** Start of Supplied records **

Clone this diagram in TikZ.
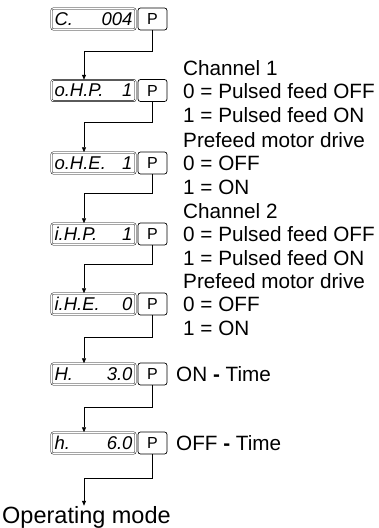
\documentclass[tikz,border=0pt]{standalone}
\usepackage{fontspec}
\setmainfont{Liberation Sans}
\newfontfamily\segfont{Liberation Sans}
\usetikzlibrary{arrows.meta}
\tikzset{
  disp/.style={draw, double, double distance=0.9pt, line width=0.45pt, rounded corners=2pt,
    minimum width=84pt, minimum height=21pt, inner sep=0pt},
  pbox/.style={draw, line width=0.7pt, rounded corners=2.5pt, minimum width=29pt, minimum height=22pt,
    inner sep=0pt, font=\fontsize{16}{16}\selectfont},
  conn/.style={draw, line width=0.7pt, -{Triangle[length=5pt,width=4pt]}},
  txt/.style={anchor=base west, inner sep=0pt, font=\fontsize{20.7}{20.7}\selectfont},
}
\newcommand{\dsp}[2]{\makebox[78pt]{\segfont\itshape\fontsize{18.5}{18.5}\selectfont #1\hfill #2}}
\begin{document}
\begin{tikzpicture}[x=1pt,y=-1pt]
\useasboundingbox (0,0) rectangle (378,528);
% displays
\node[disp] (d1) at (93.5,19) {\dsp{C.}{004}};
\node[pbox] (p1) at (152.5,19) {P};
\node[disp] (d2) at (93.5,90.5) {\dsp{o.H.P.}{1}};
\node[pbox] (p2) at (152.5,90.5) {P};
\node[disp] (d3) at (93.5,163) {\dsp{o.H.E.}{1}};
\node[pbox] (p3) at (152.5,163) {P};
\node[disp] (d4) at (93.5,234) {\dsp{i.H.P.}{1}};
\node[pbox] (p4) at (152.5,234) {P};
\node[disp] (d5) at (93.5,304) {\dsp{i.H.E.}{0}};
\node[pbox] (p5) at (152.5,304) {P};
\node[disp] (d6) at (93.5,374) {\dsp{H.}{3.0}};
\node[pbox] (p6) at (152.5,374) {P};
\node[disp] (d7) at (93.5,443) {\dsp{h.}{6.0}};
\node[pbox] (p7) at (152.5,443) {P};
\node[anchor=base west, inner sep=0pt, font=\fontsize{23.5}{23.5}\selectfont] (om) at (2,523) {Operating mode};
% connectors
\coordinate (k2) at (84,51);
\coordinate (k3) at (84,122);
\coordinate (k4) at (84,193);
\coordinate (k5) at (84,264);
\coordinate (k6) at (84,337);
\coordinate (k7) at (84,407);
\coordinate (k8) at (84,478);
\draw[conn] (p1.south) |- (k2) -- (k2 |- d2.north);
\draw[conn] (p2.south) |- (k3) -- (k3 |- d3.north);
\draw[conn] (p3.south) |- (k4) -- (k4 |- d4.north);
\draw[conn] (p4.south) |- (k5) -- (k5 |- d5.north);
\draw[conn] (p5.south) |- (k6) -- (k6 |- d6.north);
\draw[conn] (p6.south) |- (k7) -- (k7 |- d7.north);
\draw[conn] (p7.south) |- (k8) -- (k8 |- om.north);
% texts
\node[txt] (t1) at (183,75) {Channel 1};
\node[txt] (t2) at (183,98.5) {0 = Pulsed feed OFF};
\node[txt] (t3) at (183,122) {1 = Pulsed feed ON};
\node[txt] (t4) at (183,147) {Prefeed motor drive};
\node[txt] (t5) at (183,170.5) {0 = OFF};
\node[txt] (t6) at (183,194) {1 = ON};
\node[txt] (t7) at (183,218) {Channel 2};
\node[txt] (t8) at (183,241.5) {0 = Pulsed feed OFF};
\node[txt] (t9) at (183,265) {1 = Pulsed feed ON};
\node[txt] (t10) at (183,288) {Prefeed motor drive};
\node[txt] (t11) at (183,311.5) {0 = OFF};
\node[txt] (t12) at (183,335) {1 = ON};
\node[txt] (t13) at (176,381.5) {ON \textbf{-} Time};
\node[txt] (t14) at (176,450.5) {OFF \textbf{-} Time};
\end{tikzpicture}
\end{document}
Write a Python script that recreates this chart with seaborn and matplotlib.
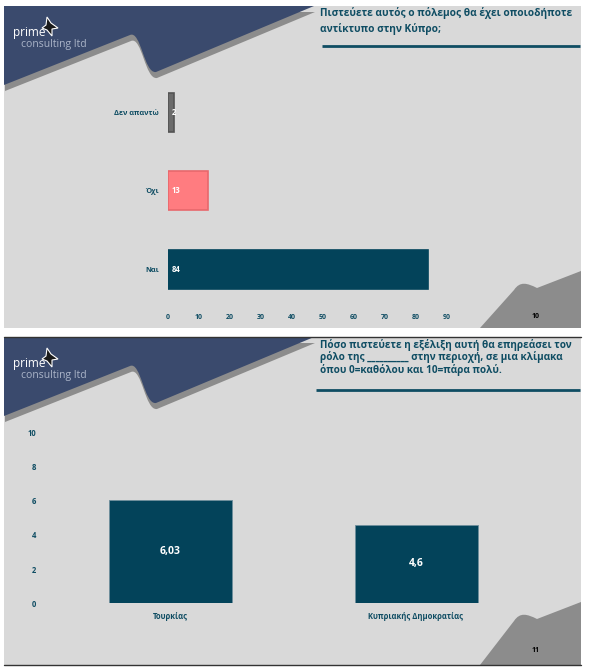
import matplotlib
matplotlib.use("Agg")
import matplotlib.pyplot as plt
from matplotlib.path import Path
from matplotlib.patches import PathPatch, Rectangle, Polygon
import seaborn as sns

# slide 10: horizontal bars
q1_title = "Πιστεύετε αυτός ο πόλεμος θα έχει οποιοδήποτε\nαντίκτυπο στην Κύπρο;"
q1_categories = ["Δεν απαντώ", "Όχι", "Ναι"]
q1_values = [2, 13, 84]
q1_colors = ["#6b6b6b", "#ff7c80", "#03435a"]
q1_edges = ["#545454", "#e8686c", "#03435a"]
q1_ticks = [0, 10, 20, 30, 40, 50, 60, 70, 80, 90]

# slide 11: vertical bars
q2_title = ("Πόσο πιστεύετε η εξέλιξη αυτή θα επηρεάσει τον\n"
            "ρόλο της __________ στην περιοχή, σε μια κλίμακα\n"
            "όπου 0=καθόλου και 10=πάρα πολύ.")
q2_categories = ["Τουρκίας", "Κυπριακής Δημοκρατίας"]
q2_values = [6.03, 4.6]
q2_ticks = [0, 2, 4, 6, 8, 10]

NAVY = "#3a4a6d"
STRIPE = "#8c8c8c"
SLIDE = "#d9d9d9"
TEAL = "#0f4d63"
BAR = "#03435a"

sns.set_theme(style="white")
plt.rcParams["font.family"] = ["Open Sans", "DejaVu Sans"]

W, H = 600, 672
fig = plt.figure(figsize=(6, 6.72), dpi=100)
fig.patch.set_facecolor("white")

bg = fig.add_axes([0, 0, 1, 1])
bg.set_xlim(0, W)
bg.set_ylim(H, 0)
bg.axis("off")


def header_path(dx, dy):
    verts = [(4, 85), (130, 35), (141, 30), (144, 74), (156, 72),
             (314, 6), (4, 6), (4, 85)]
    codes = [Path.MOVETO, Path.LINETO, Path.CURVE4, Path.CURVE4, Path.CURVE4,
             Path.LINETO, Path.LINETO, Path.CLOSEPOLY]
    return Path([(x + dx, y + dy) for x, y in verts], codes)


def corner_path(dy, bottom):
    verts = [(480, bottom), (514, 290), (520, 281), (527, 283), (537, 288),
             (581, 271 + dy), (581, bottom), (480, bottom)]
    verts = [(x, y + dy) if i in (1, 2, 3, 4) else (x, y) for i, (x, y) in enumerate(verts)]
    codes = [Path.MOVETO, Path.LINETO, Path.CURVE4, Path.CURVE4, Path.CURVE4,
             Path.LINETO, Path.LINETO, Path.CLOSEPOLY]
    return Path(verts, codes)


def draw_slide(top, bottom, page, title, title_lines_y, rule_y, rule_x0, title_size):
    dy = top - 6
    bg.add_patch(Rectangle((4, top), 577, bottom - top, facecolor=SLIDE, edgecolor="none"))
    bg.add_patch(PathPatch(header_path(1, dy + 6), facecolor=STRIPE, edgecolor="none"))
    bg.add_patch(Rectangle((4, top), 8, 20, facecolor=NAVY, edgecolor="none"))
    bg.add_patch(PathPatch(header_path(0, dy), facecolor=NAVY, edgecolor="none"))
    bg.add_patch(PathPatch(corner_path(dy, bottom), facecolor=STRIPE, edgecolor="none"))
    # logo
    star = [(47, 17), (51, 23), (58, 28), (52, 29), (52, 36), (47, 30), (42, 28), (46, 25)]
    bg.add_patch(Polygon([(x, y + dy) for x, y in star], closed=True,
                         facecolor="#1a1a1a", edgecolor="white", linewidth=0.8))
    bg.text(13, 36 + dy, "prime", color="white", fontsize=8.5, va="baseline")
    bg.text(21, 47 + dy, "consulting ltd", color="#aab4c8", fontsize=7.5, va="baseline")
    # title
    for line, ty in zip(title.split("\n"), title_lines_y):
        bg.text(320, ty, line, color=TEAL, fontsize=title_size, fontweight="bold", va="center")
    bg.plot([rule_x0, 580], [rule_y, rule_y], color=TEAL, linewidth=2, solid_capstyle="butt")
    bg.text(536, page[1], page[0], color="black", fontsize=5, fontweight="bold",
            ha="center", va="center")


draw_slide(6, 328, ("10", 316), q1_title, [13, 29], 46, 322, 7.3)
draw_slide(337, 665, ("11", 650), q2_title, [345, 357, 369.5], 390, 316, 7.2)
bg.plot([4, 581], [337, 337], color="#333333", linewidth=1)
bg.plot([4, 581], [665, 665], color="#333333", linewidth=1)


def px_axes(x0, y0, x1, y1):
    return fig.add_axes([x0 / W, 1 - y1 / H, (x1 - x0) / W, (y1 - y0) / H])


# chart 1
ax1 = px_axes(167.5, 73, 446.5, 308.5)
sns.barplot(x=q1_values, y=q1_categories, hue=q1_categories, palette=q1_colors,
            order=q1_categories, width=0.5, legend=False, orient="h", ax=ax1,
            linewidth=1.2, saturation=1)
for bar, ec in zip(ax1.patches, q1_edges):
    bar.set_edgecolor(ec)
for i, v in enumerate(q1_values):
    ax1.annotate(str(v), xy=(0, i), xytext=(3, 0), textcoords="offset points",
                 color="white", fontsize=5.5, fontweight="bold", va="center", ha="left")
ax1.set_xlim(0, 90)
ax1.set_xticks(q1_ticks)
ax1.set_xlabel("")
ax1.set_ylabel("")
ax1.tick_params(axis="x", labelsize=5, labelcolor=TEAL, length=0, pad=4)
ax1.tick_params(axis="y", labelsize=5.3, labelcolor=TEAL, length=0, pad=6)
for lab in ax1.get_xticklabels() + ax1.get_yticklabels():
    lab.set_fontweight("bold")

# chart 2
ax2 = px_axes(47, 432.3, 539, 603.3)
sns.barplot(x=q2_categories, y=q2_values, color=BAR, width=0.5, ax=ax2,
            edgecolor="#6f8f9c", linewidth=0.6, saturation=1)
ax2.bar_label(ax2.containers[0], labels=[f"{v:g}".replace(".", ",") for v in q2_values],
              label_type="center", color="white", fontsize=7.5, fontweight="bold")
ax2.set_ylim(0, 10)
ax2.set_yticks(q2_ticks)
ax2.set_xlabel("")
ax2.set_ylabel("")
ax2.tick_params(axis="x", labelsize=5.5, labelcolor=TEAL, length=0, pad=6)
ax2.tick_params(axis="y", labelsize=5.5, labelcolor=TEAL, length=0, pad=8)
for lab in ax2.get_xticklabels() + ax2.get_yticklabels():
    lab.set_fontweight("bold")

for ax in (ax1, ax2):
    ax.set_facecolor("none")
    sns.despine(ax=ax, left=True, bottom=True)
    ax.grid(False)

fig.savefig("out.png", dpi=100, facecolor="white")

** End of Supplied records **

● What needs to be done:
Your job is to reproduce the lines from the one with "Write a Python" through the one with "import seaborn as sns", both kept, exactly as they are. Leave out the pictures.

● Response for this exercise:
Write a Python script that recreates this chart with seaborn and matplotlib.
import matplotlib
matplotlib.use("Agg")
import matplotlib.pyplot as plt
from matplotlib.path import Path
from matplotlib.patches import PathPatch, Rectangle, Polygon
import seaborn as sns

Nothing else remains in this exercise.